「今は悔い改めるとき」

6月18日

牧師 原田史郎

使徒言行録17章22~34節

アテネに入ったパウロは、至る所に偶像があることに憤慨しました。憤慨しながらも「道を歩きながら、あなたがたが拝むいろいろなものを見ていると、『知られざる神に』と刻まれている祭壇さえみつけたからです」と彼らの信仰の篤いことを認めます。アテネは、古代世界の芸術文化、学問の最高学府ですが、霊的には迷信も多い暗黒の町でした。

そこでパウロは、彼らが知らずに拝んでいる神について話し出します。その神は「世界とその中の万物とを造られた神」であり「すべての人に命と息と、その他すべてのものを与えてくださる」神であることを語ります。そして「これは、人に神を求めさせるためであり、また、彼らが探し求めさえすれば、神を見いだすことができるようにということ」であると言います。神から遠く離れていないならば、もはや偶像などに心奪われず、真の神に立ち帰るべき時が来ているのです。「神は、このような無知な時代を、大目に見てくださいましたが、今はどこにいる人でも皆悔い改めるようにと、命じておられます」。この「悔い改め」は、生き方を方向転換することです。神に背を向けていた者が、方向転換して、神に向き合って生きるように変わるのです。

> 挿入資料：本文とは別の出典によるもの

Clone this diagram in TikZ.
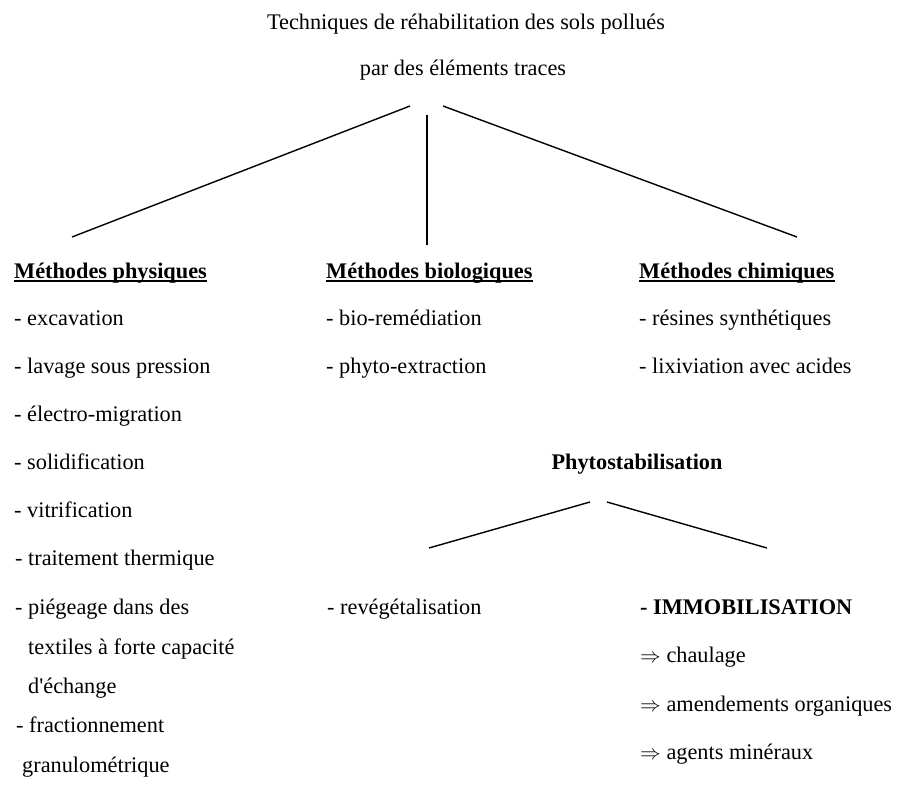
\documentclass[tikz,border=0pt]{standalone}
\usepackage{fontspec}
\setmainfont{Liberation Serif}
\begin{document}
\begin{tikzpicture}[x=1pt,y=-1pt,
  txt/.style={inner sep=0pt,anchor=base west,font=\fontsize{22.3}{25}\selectfont},
  ctxt/.style={inner sep=0pt,anchor=base,font=\fontsize{22.3}{25}\selectfont},
  hdr/.style={txt,font=\fontsize{22.3}{25}\selectfont\bfseries},
  conn/.style={line width=1.4pt},
  uline/.style={line width=1.1pt}]
\useasboundingbox (0,0) rectangle (898,787);
% title
\node[ctxt] (t1) at (466,29) {Techniques de réhabilitation des sols pollués};
\node[ctxt] (t2) at (463,75) {par des éléments traces};
% connector ends
\coordinate (a0) at (410,106);
\coordinate (b0) at (427,115);
\coordinate (c0) at (443,106);
\coordinate (a1) at (72,237);
\coordinate (b1) at (427,245);
\coordinate (c1) at (797,237);
\draw[conn] (a0) -- (a1);
\draw[conn] (b0) -- (b1);
\draw[conn] (c0) -- (c1);
% headers
\node[hdr] (hp) at (14,278) {Méthodes physiques};
\node[hdr] (hb) at (326,278) {Méthodes biologiques};
\node[hdr] (hc) at (639,278) {Méthodes chimiques};
\foreach \h in {hp,hb,hc}
  \draw[uline] ([yshift=-3pt]\h.base west) -- ([yshift=-3pt]\h.base east);
% physical
\node[txt] (p1) at (14,325) {- excavation};
\node[txt] (p2) at (14,373) {- lavage sous pression};
\node[txt] (p3) at (14,421) {- électro-migration};
\node[txt] (p4) at (14,469) {- solidification};
\node[txt] (p5) at (14,517) {- vitrification};
\node[txt] (p6) at (15,565) {- traitement thermique};
\node[txt] (p7) at (15,614) {- piégeage dans des};
\node[txt] (p8) at (28,654) {textiles à forte capacité};
\node[txt] (p9) at (28,693) {d\textquotesingle échange};
\node[txt] (p10) at (16,732) {- fractionnement};
\node[txt] (p11) at (22,772) {granulométrique};
% biological
\node[txt] (b1t) at (326,325) {- bio-remédiation};
\node[txt] (b2t) at (326,373) {- phyto-extraction};
\node[txt] (b3t) at (327,614) {- revégétalisation};
% chemical
\node[txt] (c1t) at (639,325) {- résines synthétiques};
\node[txt] (c2t) at (639,373) {- lixiviation avec acides};
% phytostabilisation
\node[ctxt,font=\fontsize{22.3}{25}\selectfont\bfseries] (ph) at (637,469) {Phytostabilisation};
\coordinate (d0) at (590,502);
\coordinate (d1) at (429,548);
\coordinate (e0) at (607,502);
\coordinate (e1) at (767,548);
\draw[conn] (d0) -- (d1);
\draw[conn] (e0) -- (e1);
\node[hdr] (im) at (640,614) {- IMMOBILISATION};
\node[txt] (i1) at (640,662) {$\Rightarrow$ chaulage};
\node[txt] (i2) at (640,711) {$\Rightarrow$ amendements organiques};
\node[txt] (i3) at (640,759) {$\Rightarrow$ agents minéraux};
\end{tikzpicture}
\end{document}
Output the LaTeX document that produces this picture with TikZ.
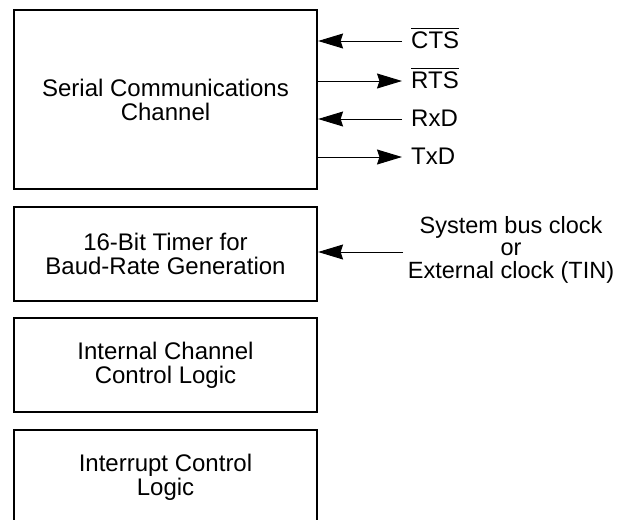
\documentclass[tikz,border=0pt]{standalone}
\usepackage{fontspec}
\setmainfont{Liberation Sans}
\usetikzlibrary{arrows.meta}
\newcommand\ovltxt[1]{\vbox{\hrule height 1pt\kern 2.6pt\hbox{#1}}}
\begin{document}
\begin{tikzpicture}[x=1pt,y=-1pt,
  blk/.style={draw,line width=2.2pt,minimum width=303pt,inner sep=0pt,align=center,
    font=\fontsize{24}{24}\selectfont},
  arr/.style={line width=1pt,-{Stealth[length=25pt,width=15pt,inset=2.5pt]}},
  lbl/.style={inner sep=0pt,font=\fontsize{24}{24}\selectfont}]
\useasboundingbox (0,0) rectangle (622,520);
\clip (0,0) rectangle (622,520);
\node[blk,minimum height=179pt] (scc) at (165.5,99.5) {Serial Communications\\Channel};
\node[blk,minimum height=94pt] (tmr) at (165.5,254) {16-Bit Timer for\\Baud-Rate Generation};
\node[blk,minimum height=94pt] (icc) at (165.5,365) {Internal Channel\\Control Logic};
\node[blk,minimum height=94pt] (irq) at (165.5,477) {Interrupt Control\\Logic};
% port signals
\coordinate (pcts) at (402,41);
\coordinate (prts) at (402,81);
\coordinate (prxd) at (402,119);
\coordinate (ptxd) at (402,157);
\node[lbl,anchor=base west] (lcts) at (411,48) {\ovltxt{CTS}};
\node[lbl,anchor=base west] (lrts) at (411,88) {\ovltxt{RTS}};
\node[lbl,anchor=base west] (lrxd) at (411,126) {RxD};
\node[lbl,anchor=base west] (ltxd) at (411,164) {TxD};
\draw[arr] (pcts) -- (pcts -| scc.east);
\draw[arr] (prts -| scc.east) -- (prts);
\draw[arr] (prxd) -- (prxd -| scc.east);
\draw[arr] (ptxd -| scc.east) -- (ptxd);
% clock
\node[lbl,align=center,font=\fontsize{23.5}{22.5}\selectfont] (clk) at (511,249.5) {System bus clock\\or\\External clock (TIN)};
\coordinate (pclk) at (403,252);
\draw[arr] (pclk) -- (pclk -| tmr.east);
\end{tikzpicture}
\end{document}
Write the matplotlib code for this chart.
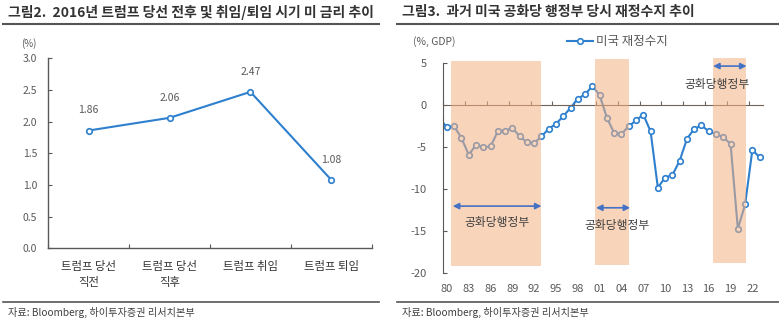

先週、教団社会委員会のフィールドワークで、福島・会津放射能情報センターと、そこから海岸沿いに国道6号線を北上し、無人の浪江伝道所と小高教会を経て仙台の東北教区・放射能問題対策室「いずみ」を訪れました。避難解除が出されているものの、放射線量は一般人の安全基準とされる年間1ミリシーベルトを越えていて、特にこどもをもっているお母さんたちの不安に触れました。神を無視し、経済優先で成長と豊かさを追求してきたその付けを見た思いです。現代の偶像から方向転換する時がここにも来ているのです。わたしたちにも悔い改めが迫られているのです。